The film was produced by Triximages and Frame Ritz Pictures. Triximages, owned by Nan Achnas and Nurman Hakim, has a history of producing award winning films since the children's film Bendera (Flag) competed in the Tokyo International Film Festival in 2003; Frame Ritz Pictures, though generally working in soap operas and miniseries, had previously produced two feature-length films.

Although the character of Khalifah is 23, 30-year-old Marsha Timothy was cast in the starring role. It was also the feature-film debut of Indra Herlambang, a long-standing television host.

==Themes==
Hakim notes that he attempted to draw on the subjectivity surrounding the niqab and burqa.
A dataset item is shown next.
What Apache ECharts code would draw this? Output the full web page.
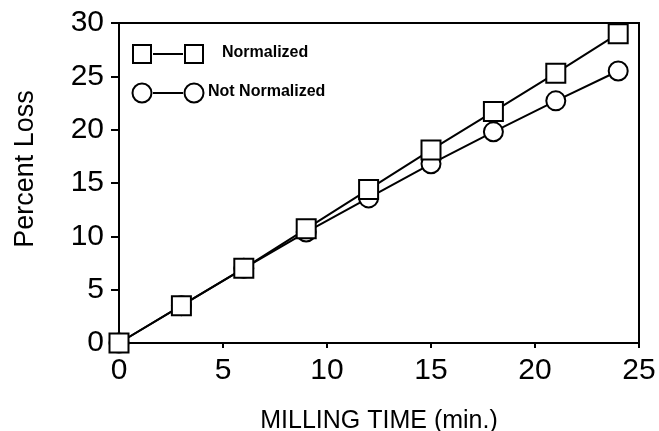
<!DOCTYPE html>
<html>
<head>
<meta charset="utf-8">
<script src="https://cdn.jsdelivr.net/npm/echarts@6/dist/echarts.min.js"></script>
<style>
  html, body { margin: 0; padding: 0; background: #fff; }
  #chart { width: 659px; height: 431px; }
</style>
</head>
<body>
<div id="chart"></div>
<script>
// milling time in minutes
const millingTime = [0, 3, 6, 9, 12, 15, 18, 21, 24];
// percent loss
const normalized = [0, 3.5, 7.0, 10.7, 14.4, 18.1, 21.7, 25.3, 29.0];
const notNormalized = [0, 3.5, 7.0, 10.4, 13.6, 16.8, 19.8, 22.7, 25.5];

const pairs = (xs, ys) => xs.map((x, i) => [x, ys[i]]);

const chart = echarts.init(document.getElementById("chart"));
const font = "Liberation Sans, Arial, sans-serif";

const options = {
  animation: false,
  grid: {
    left: 119,
    right: 20,
    top: 23,
    bottom: 88,
    outerBoundsMode: "none",
    show: true,
    borderColor: "#000",
    borderWidth: 2,
  },
  xAxis: {
    type: "value",
    min: 0,
    max: 25,
    interval: 5,
    name: "MILLING TIME (min.)",
    nameLocation: "middle",
    nameGap: 66,
    nameTextStyle: { fontFamily: font, fontSize: 25, color: "#000" },
    axisLine: { lineStyle: { color: "#000", width: 2 } },
    axisTick: { length: 5, lineStyle: { color: "#000", width: 2 } },
    axisLabel: { fontFamily: font, fontSize: 30, color: "#000", margin: 13 },
    splitLine: { show: false },
  },
  yAxis: {
    type: "value",
    min: 0,
    max: 30,
    interval: 5,
    name: "Percent Loss",
    nameLocation: "middle",
    nameGap: 80,
    nameTextStyle: { fontFamily: font, fontSize: 27, color: "#000", padding: [0, 0, 0, 28] },
    axisLine: { lineStyle: { color: "#000", width: 2 } },
    axisTick: { length: 8, lineStyle: { color: "#000", width: 2 } },
    axisLabel: { fontFamily: font, fontSize: 30, color: "#000", margin: 15 },
    splitLine: { show: false },
  },
  graphic: [
    // legend row 1
    { type: "rect", shape: { x: 133, y: 45, width: 18, height: 18 }, style: { fill: "#fff", stroke: "#000", lineWidth: 2 } },
    { type: "line", shape: { x1: 153, y1: 54, x2: 183, y2: 54 }, style: { stroke: "#000", lineWidth: 2 } },
    { type: "rect", shape: { x: 185, y: 45, width: 18, height: 18 }, style: { fill: "#fff", stroke: "#000", lineWidth: 2 } },
    { type: "text", left: 222, top: 45, style: { text: "Normalized", font: "bold 16px " + font, fill: "#000" } },
    // legend row 2
    { type: "circle", shape: { cx: 142, cy: 93, r: 9.5 }, style: { fill: "#fff", stroke: "#000", lineWidth: 2 } },
    { type: "line", shape: { x1: 153, y1: 93, x2: 183, y2: 93 }, style: { stroke: "#000", lineWidth: 2 } },
    { type: "circle", shape: { cx: 194, cy: 93, r: 9.5 }, style: { fill: "#fff", stroke: "#000", lineWidth: 2 } },
    { type: "text", left: 208, top: 84, style: { text: "Not Normalized", font: "bold 16px " + font, fill: "#000" } },
  ],
  series: [
    {
      name: "Not Normalized",
      type: "line",
      data: pairs(millingTime, notNormalized),
      symbol: "circle",
      symbolSize: 19,
      showAllSymbol: true,
      lineStyle: { color: "#000", width: 2 },
      itemStyle: { color: "#fff", borderColor: "#000", borderWidth: 2 },
      z: 2,
    },
    {
      name: "Normalized",
      type: "line",
      data: pairs(millingTime, normalized),
      symbol: "rect",
      symbolSize: 19,
      showAllSymbol: true,
      lineStyle: { color: "#000", width: 2 },
      itemStyle: { color: "#fff", borderColor: "#000", borderWidth: 2 },
      z: 3,
    },
  ],
};

chart.setOption(options);
</script>
</body>
</html>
He notes that Khalifah can observe what others are doing without being noticed, but she is also discriminated against. Film critic Wicaksono Adi also notes the discrepancy, writing that although Khalifah must deal with negative reactions from society, she finds a sort of "freedom": freedom from the stares of men.

Wicaksono also notes that although Rasyid is easily identified as an Islamic fundamentalist, dogmatic issues are set aside to deal with Khalifah's personal experiences; the personal aspects of the film are emphasized over the ideological ones. Nunuy Nurhayati in Tempo writes that the other characters' piousness is shown through their physical actions, such as Yoga aiding Khalifah in picking up her groceries after she dropped them.

Cynthia Webb, a member of the Australia Indonesia Arts Alliance, writes that Khalifah is an "invitation to discuss the wearing of the niqab". She notes that it reflects polemics about the veil, with Fatimah's admonition, that one should not wear it unless one is certain, a "veiled warning" for the Indonesian populace.

==Release and reception==
Khalifah was released on 6 January 2011. Indah Setiawati, writing for The Jakarta Post, wrote that the film was successful in its delivery of its message and had good acting, but moved slowly at times. Nunuy Nurhayati in Tempo writes that, although the film takes a new angle in discussing issues related to the niqab, it does not explore Khalifah's inner struggle enough. A review from entertainment news website KapanLagi.com noted that the film would improve the viewers' worldview of everyday issues, not only those related to Islam.